- Aim of the task
Note each line that includes the word "this". Copy those lines.

- Data section
## Start
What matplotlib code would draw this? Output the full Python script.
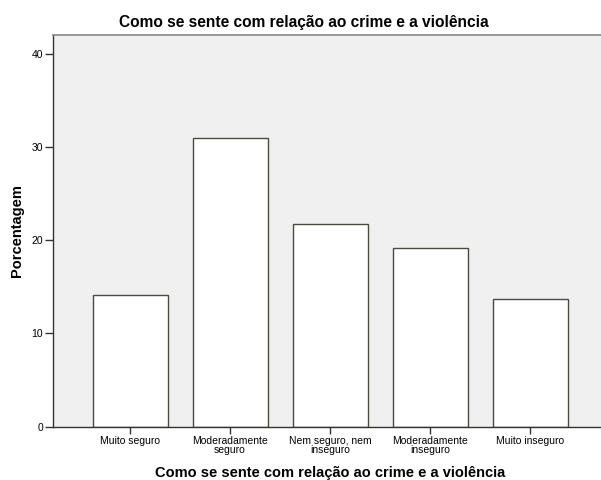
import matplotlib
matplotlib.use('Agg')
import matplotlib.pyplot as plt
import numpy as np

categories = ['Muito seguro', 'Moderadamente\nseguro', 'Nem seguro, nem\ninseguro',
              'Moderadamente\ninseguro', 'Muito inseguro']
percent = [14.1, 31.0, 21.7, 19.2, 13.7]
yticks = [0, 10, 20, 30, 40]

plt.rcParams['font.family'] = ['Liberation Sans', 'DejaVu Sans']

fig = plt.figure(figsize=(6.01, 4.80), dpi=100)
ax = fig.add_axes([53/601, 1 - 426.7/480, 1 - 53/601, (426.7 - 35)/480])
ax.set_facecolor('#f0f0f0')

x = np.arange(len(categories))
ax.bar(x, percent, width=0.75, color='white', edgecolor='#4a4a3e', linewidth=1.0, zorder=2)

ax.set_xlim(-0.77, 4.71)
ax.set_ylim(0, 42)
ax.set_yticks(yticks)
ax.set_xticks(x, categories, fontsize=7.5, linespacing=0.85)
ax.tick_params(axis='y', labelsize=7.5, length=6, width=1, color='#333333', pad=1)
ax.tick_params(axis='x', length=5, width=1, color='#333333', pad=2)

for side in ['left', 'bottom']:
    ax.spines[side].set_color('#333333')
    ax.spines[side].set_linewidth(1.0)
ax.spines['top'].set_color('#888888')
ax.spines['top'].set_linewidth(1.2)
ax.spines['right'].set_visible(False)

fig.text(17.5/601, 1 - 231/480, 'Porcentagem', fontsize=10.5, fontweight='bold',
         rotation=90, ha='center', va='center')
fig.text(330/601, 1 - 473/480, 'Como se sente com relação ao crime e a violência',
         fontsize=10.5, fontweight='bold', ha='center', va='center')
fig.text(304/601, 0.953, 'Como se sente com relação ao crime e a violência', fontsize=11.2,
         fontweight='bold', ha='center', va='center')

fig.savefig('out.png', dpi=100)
## End
## Start
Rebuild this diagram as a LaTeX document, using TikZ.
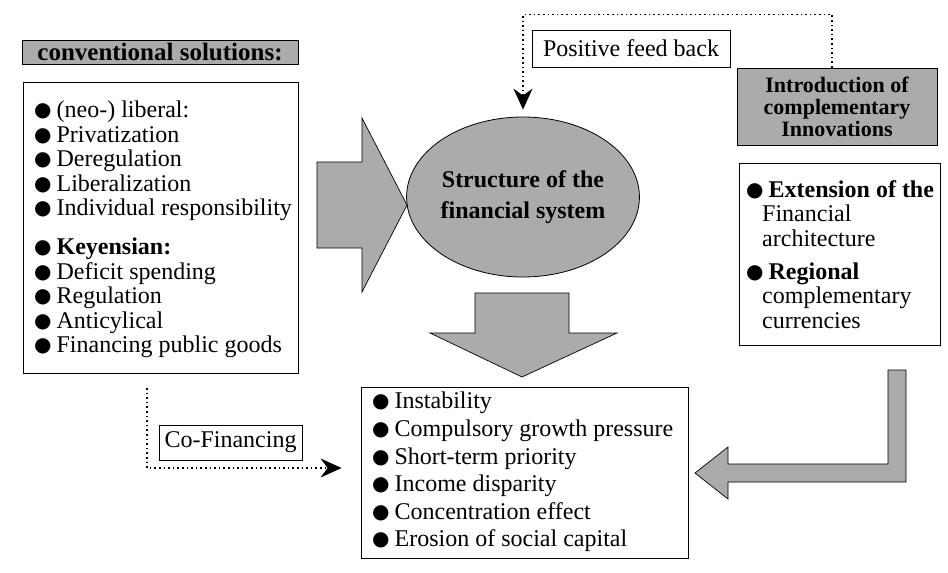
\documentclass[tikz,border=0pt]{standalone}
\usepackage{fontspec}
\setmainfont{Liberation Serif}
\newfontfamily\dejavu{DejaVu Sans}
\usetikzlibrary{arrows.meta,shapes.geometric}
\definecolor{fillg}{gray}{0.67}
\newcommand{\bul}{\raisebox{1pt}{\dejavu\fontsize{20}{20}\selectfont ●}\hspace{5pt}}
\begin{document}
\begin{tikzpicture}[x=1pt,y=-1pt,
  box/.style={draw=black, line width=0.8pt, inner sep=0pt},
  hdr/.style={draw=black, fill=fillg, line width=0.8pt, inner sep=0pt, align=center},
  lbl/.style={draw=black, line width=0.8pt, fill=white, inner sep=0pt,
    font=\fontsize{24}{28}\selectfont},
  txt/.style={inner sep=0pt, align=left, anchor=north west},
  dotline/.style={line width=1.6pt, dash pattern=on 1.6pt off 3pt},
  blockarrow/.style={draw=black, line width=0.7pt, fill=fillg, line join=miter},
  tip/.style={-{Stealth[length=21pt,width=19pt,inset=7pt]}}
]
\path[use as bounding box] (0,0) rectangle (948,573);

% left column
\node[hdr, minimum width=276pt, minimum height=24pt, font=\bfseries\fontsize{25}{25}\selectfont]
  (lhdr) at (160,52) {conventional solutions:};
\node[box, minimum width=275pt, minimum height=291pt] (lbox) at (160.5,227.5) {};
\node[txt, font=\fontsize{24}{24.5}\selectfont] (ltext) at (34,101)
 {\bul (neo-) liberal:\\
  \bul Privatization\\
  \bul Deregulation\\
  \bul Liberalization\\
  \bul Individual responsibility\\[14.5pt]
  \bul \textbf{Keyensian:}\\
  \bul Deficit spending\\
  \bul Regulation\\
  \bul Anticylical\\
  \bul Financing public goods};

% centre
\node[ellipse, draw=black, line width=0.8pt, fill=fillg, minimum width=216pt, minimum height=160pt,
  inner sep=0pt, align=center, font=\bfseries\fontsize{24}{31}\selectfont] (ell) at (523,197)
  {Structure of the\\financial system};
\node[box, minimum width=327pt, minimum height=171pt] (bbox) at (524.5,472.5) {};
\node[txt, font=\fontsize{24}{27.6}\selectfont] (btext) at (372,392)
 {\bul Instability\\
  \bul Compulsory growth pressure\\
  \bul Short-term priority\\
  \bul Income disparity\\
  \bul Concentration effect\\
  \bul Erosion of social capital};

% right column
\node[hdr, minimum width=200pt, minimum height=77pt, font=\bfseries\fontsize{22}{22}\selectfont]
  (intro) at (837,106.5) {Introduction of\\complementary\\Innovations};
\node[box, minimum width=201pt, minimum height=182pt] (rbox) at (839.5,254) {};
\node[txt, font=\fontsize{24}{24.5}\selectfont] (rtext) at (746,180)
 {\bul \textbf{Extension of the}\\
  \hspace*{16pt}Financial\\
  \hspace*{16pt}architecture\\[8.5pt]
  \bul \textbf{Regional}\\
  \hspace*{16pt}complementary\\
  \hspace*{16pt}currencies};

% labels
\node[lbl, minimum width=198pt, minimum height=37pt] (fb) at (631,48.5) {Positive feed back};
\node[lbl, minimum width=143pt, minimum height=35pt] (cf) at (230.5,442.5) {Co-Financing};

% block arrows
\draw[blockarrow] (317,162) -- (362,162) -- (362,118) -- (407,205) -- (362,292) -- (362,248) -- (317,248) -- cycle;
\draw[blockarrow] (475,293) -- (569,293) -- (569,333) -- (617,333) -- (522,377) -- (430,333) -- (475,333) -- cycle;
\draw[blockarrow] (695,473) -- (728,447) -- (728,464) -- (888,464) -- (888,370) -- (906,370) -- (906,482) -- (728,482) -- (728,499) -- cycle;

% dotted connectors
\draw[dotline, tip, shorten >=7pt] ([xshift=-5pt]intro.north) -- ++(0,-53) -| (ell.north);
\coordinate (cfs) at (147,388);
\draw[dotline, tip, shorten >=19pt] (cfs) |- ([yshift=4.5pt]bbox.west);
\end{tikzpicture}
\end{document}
## End
- Solution to the problem
What matplotlib code would draw this? Output the full Python script.
Rebuild this diagram as a LaTeX document, using TikZ.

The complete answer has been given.